Exercise goal ▸
Only the lines from the start of the data below through the line that contains "0.917, 0.905, 0.952];" are to be copied, exactly and without pictures.

Given data ▸

[START]

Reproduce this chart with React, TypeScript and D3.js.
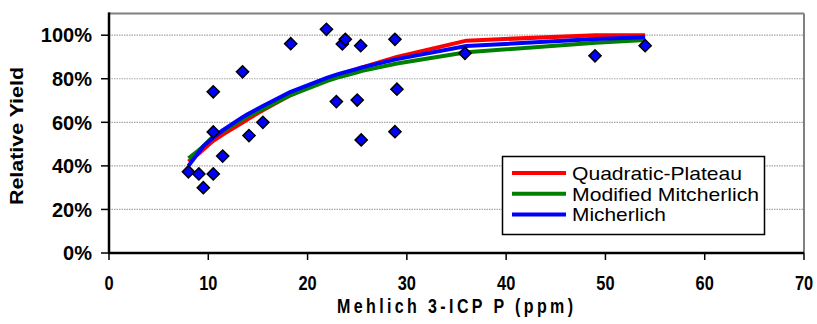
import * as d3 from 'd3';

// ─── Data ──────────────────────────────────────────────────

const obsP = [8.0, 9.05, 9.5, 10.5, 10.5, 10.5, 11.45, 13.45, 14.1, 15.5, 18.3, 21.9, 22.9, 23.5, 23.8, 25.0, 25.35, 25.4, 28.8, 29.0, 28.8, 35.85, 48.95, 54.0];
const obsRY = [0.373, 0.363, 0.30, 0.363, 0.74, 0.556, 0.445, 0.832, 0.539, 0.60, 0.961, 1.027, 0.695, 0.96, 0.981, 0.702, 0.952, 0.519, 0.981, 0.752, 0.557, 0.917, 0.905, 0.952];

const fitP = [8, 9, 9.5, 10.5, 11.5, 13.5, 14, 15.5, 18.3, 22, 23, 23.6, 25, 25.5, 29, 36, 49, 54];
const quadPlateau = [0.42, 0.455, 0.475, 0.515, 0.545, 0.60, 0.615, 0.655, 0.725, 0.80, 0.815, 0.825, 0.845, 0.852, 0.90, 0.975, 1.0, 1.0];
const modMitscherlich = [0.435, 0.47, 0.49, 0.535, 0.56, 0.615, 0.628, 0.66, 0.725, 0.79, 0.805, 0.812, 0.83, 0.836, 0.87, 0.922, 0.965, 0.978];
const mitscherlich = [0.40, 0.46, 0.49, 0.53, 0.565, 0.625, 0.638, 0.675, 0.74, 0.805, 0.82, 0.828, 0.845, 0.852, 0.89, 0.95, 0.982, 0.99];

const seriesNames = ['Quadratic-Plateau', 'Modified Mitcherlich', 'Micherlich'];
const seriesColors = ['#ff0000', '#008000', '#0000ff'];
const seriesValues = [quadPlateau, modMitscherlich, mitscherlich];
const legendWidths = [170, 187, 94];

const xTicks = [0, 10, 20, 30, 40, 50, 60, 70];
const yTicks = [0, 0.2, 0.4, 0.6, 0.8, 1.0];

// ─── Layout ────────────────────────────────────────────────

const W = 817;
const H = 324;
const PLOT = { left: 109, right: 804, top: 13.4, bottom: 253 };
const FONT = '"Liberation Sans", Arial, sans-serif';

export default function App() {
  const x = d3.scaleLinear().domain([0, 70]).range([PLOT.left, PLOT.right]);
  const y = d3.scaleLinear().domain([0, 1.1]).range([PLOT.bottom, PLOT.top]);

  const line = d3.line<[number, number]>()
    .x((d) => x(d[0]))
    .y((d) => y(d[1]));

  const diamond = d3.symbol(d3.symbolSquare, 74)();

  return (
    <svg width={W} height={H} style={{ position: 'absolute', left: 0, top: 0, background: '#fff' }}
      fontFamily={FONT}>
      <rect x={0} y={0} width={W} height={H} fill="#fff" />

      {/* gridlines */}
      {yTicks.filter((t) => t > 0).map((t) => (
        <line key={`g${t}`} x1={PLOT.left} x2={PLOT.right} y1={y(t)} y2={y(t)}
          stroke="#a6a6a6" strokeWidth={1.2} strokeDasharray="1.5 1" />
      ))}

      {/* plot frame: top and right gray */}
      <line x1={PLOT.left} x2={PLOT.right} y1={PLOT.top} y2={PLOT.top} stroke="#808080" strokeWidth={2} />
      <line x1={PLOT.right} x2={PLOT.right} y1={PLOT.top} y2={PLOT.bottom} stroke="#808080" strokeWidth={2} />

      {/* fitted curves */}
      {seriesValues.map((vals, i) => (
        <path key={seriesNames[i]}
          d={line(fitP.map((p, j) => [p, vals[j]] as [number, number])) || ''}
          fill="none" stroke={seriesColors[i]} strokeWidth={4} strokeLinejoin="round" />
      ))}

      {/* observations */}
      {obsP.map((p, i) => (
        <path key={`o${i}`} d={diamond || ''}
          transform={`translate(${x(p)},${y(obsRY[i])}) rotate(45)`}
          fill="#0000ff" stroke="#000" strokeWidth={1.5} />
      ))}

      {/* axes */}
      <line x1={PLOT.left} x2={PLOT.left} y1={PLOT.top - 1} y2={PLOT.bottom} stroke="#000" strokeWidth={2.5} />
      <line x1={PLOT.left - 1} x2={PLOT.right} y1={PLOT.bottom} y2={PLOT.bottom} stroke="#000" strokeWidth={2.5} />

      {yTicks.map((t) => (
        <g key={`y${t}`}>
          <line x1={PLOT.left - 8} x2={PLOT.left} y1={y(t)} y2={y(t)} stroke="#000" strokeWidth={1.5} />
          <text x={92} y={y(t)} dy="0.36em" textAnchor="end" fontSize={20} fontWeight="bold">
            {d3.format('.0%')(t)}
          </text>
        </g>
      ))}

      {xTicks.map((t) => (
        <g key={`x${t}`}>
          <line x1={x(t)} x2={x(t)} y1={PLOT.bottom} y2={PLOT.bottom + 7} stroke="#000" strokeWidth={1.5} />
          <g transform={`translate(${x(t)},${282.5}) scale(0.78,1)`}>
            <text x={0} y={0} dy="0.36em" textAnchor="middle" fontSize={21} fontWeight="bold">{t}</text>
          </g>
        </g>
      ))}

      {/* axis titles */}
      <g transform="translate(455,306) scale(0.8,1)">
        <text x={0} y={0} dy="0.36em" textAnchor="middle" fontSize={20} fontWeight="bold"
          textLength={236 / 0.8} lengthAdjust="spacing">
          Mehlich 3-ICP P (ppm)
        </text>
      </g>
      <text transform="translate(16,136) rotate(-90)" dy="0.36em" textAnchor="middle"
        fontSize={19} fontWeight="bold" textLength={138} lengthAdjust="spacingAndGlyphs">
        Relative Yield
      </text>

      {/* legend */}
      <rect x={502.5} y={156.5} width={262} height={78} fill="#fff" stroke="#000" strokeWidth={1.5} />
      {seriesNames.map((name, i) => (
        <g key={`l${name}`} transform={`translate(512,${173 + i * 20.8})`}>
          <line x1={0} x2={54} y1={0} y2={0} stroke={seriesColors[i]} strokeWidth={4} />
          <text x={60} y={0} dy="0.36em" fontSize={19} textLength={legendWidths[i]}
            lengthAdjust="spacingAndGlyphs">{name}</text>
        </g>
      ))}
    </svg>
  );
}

[END]

Correct response ▸
Reproduce this chart with React, TypeScript and D3.js.
import * as d3 from 'd3';

// ─── Data ──────────────────────────────────────────────────

const obsP = [8.0, 9.05, 9.5, 10.5, 10.5, 10.5, 11.45, 13.45, 14.1, 15.5, 18.3, 21.9, 22.9, 23.5, 23.8, 25.0, 25.35, 25.4, 28.8, 29.0, 28.8, 35.85, 48.95, 54.0];
const obsRY = [0.373, 0.363, 0.30, 0.363, 0.74, 0.556, 0.445, 0.832, 0.539, 0.60, 0.961, 1.027, 0.695, 0.96, 0.981, 0.702, 0.952, 0.519, 0.981, 0.752, 0.557, 0.917, 0.905, 0.952];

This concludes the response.